## Given request
Drop the pictures, then extract the listing word for word.

## Recorded information
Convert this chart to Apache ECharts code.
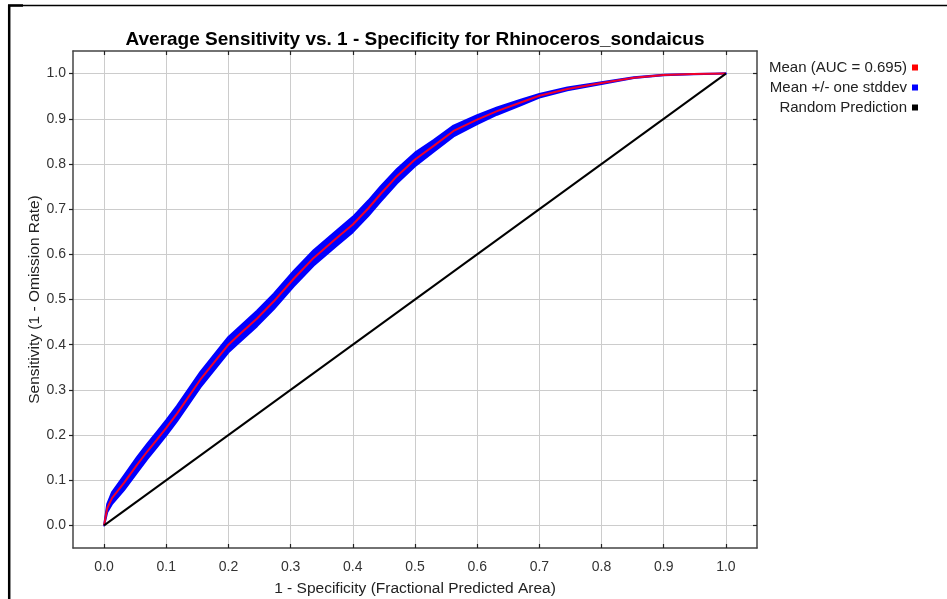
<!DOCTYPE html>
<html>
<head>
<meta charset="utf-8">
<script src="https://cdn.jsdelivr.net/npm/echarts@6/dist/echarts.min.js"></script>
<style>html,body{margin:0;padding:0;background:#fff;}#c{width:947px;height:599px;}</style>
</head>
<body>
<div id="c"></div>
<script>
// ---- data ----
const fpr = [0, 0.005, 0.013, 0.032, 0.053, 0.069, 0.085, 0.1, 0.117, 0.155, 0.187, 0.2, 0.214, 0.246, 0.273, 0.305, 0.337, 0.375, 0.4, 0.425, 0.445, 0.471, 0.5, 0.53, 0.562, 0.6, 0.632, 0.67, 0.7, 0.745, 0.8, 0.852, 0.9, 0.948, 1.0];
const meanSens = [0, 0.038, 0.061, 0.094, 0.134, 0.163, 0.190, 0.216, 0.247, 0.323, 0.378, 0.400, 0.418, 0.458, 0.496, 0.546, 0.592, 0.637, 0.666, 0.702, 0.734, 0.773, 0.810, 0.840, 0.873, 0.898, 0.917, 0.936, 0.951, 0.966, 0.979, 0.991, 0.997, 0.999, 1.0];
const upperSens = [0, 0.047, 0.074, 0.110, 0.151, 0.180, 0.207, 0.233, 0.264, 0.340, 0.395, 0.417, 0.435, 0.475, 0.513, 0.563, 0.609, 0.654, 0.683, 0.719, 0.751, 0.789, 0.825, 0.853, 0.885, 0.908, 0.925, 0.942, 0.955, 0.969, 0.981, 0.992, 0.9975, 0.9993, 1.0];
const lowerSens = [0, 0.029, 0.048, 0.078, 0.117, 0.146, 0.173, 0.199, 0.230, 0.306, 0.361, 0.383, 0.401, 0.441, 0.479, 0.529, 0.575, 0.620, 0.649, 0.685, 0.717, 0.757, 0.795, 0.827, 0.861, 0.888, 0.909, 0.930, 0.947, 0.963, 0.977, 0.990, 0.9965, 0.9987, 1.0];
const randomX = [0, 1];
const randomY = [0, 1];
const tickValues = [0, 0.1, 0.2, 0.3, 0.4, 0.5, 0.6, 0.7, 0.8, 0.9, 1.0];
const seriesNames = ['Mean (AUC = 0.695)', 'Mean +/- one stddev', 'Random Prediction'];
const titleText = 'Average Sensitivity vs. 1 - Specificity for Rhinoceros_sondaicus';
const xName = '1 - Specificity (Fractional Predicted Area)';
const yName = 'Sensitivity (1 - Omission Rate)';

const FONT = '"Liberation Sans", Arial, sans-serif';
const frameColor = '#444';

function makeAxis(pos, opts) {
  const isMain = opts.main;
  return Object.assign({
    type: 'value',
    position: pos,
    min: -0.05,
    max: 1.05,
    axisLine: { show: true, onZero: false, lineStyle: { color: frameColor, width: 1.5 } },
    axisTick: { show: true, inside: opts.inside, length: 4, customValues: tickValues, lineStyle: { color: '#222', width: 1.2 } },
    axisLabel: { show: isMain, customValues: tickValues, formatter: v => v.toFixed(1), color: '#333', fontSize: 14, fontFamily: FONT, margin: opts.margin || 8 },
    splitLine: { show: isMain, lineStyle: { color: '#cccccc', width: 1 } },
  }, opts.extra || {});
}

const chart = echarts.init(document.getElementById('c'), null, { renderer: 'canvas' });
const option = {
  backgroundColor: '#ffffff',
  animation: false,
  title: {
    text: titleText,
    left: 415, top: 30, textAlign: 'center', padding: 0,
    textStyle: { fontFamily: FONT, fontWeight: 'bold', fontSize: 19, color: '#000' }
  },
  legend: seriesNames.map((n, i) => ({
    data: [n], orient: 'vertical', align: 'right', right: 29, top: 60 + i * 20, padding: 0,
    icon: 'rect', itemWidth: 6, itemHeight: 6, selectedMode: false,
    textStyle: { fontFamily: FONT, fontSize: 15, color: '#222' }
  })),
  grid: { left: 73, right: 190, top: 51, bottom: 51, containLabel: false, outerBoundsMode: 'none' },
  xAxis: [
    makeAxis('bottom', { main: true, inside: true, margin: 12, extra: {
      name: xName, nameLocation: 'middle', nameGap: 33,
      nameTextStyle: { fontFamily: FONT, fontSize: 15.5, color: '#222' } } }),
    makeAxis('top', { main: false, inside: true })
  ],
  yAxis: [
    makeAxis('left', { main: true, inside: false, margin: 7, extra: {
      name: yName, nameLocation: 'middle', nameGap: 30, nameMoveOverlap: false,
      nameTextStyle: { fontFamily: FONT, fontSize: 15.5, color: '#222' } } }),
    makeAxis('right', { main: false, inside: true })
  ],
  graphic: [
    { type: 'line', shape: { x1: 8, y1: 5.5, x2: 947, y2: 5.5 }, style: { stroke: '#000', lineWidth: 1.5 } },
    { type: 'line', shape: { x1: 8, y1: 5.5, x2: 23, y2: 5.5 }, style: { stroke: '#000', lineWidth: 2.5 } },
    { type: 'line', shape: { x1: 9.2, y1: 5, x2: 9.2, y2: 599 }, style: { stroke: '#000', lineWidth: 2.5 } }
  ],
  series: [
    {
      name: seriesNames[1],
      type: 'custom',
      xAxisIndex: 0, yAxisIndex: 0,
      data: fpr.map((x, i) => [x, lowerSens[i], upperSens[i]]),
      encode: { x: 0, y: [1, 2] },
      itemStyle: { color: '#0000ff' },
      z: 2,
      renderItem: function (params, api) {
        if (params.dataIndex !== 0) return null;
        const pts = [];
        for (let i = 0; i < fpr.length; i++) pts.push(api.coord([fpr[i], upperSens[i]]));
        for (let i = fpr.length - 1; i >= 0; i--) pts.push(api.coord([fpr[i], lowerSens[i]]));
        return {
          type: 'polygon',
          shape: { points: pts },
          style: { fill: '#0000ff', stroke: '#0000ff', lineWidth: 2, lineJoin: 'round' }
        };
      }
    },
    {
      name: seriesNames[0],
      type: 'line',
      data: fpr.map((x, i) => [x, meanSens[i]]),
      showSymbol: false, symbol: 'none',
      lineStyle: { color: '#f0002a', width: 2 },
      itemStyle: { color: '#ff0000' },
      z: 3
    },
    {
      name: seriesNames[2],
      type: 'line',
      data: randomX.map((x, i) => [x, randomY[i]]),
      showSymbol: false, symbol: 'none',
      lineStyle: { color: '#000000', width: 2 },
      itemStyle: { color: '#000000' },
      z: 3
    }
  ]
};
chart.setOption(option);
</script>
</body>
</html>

## Task answer
Convert this chart to Apache ECharts code.
<!DOCTYPE html>
<html>
<head>
<meta charset="utf-8">
<script src="https://cdn.jsdelivr.net/npm/echarts@6/dist/echarts.min.js"></script>
<style>html,body{margin:0;padding:0;background:#fff;}#c{width:947px;height:599px;}</style>
</head>
<body>
<div id="c"></div>
<script>
// ---- data ----
const fpr = [0, 0.005, 0.013, 0.032, 0.053, 0.069, 0.085, 0.1, 0.117, 0.155, 0.187, 0.2, 0.214, 0.246, 0.273, 0.305, 0.337, 0.375, 0.4, 0.425, 0.445, 0.471, 0.5, 0.53, 0.562, 0.6, 0.632, 0.67, 0.7, 0.745, 0.8, 0.852, 0.9, 0.948, 1.0];
const meanSens = [0, 0.038, 0.061, 0.094, 0.134, 0.163, 0.190, 0.216, 0.247, 0.323, 0.378, 0.400, 0.418, 0.458, 0.496, 0.546, 0.592, 0.637, 0.666, 0.702, 0.734, 0.773, 0.810, 0.840, 0.873, 0.898, 0.917, 0.936, 0.951, 0.966, 0.979, 0.991, 0.997, 0.999, 1.0];
const upperSens = [0, 0.047, 0.074, 0.110, 0.151, 0.180, 0.207, 0.233, 0.264, 0.340, 0.395, 0.417, 0.435, 0.475, 0.513, 0.563, 0.609, 0.654, 0.683, 0.719, 0.751, 0.789, 0.825, 0.853, 0.885, 0.908, 0.925, 0.942, 0.955, 0.969, 0.981, 0.992, 0.9975, 0.9993, 1.0];
const lowerSens = [0, 0.029, 0.048, 0.078, 0.117, 0.146, 0.173, 0.199, 0.230, 0.306, 0.361, 0.383, 0.401, 0.441, 0.479, 0.529, 0.575, 0.620, 0.649, 0.685, 0.717, 0.757, 0.795, 0.827, 0.861, 0.888, 0.909, 0.930, 0.947, 0.963, 0.977, 0.990, 0.9965, 0.9987, 1.0];
const randomX = [0, 1];
const randomY = [0, 1];
const tickValues = [0, 0.1, 0.2, 0.3, 0.4, 0.5, 0.6, 0.7, 0.8, 0.9, 1.0];
const seriesNames = ['Mean (AUC = 0.695)', 'Mean +/- one stddev', 'Random Prediction'];
const titleText = 'Average Sensitivity vs. 1 - Specificity for Rhinoceros_sondaicus';
const xName = '1 - Specificity (Fractional Predicted Area)';
const yName = 'Sensitivity (1 - Omission Rate)';

const FONT = '"Liberation Sans", Arial, sans-serif';
const frameColor = '#444';

function makeAxis(pos, opts) {
  const isMain = opts.main;
  return Object.assign({
    type: 'value',
    position: pos,
    min: -0.05,
    max: 1.05,
    axisLine: { show: true, onZero: false, lineStyle: { color: frameColor, width: 1.5 } },
    axisTick: { show: true, inside: opts.inside, length: 4, customValues: tickValues, lineStyle: { color: '#222', width: 1.2 } },
    axisLabel: { show: isMain, customValues: tickValues, formatter: v => v.toFixed(1), color: '#333', fontSize: 14, fontFamily: FONT, margin: opts.margin || 8 },
    splitLine: { show: isMain, lineStyle: { color: '#cccccc', width: 1 } },
  }, opts.extra || {});
}

const chart = echarts.init(document.getElementById('c'), null, { renderer: 'canvas' });
const option = {
  backgroundColor: '#ffffff',
  animation: false,
  title: {
    text: titleText,
    left: 415, top: 30, textAlign: 'center', padding: 0,
    textStyle: { fontFamily: FONT, fontWeight: 'bold', fontSize: 19, color: '#000' }
  },
  legend: seriesNames.map((n, i) => ({
    data: [n], orient: 'vertical', align: 'right', right: 29, top: 60 + i * 20, padding: 0,
    icon: 'rect', itemWidth: 6, itemHeight: 6, selectedMode: false,
    textStyle: { fontFamily: FONT, fontSize: 15, color: '#222' }
  })),
  grid: { left: 73, right: 190, top: 51, bottom: 51, containLabel: false, outerBoundsMode: 'none' },
  xAxis: [
    makeAxis('bottom', { main: true, inside: true, margin: 12, extra: {
      name: xName, nameLocation: 'middle', nameGap: 33,
      nameTextStyle: { fontFamily: FONT, fontSize: 15.5, color: '#222' } } }),
    makeAxis('top', { main: false, inside: true })
  ],
  yAxis: [
    makeAxis('left', { main: true, inside: false, margin: 7, extra: {
      name: yName, nameLocation: 'middle', nameGap: 30, nameMoveOverlap: false,
      nameTextStyle: { fontFamily: FONT, fontSize: 15.5, color: '#222' } } }),
    makeAxis('right', { main: false, inside: true })
  ],
  graphic: [
    { type: 'line', shape: { x1: 8, y1: 5.5, x2: 947, y2: 5.5 }, style: { stroke: '#000', lineWidth: 1.5 } },
    { type: 'line', shape: { x1: 8, y1: 5.5, x2: 23, y2: 5.5 }, style: { stroke: '#000', lineWidth: 2.5 } },
    { type: 'line', shape: { x1: 9.2, y1: 5, x2: 9.2, y2: 599 }, style: { stroke: '#000', lineWidth: 2.5 } }
  ],
  series: [
    {
      name: seriesNames[1],
      type: 'custom',
      xAxisIndex: 0, yAxisIndex: 0,
      data: fpr.map((x, i) => [x, lowerSens[i], upperSens[i]]),
      encode: { x: 0, y: [1, 2] },
      itemStyle: { color: '#0000ff' },
      z: 2,
      renderItem: function (params, api) {
        if (params.dataIndex !== 0) return null;
        const pts = [];
        for (let i = 0; i < fpr.length; i++) pts.push(api.coord([fpr[i], upperSens[i]]));
        for (let i = fpr.length - 1; i >= 0; i--) pts.push(api.coord([fpr[i], lowerSens[i]]));
        return {
          type: 'polygon',
          shape: { points: pts },
          style: { fill: '#0000ff', stroke: '#0000ff', lineWidth: 2, lineJoin: 'round' }
        };
      }
    },
    {
      name: seriesNames[0],
      type: 'line',
      data: fpr.map((x, i) => [x, meanSens[i]]),
      showSymbol: false, symbol: 'none',
      lineStyle: { color: '#f0002a', width: 2 },
      itemStyle: { color: '#ff0000' },
      z: 3
    },
    {
      name: seriesNames[2],
      type: 'line',
      data: randomX.map((x, i) => [x, randomY[i]]),
      showSymbol: false, symbol: 'none',
      lineStyle: { color: '#000000', width: 2 },
      itemStyle: { color: '#000000' },
      z: 3
    }
  ]
};
chart.setOption(option);
</script>
</body>
</html>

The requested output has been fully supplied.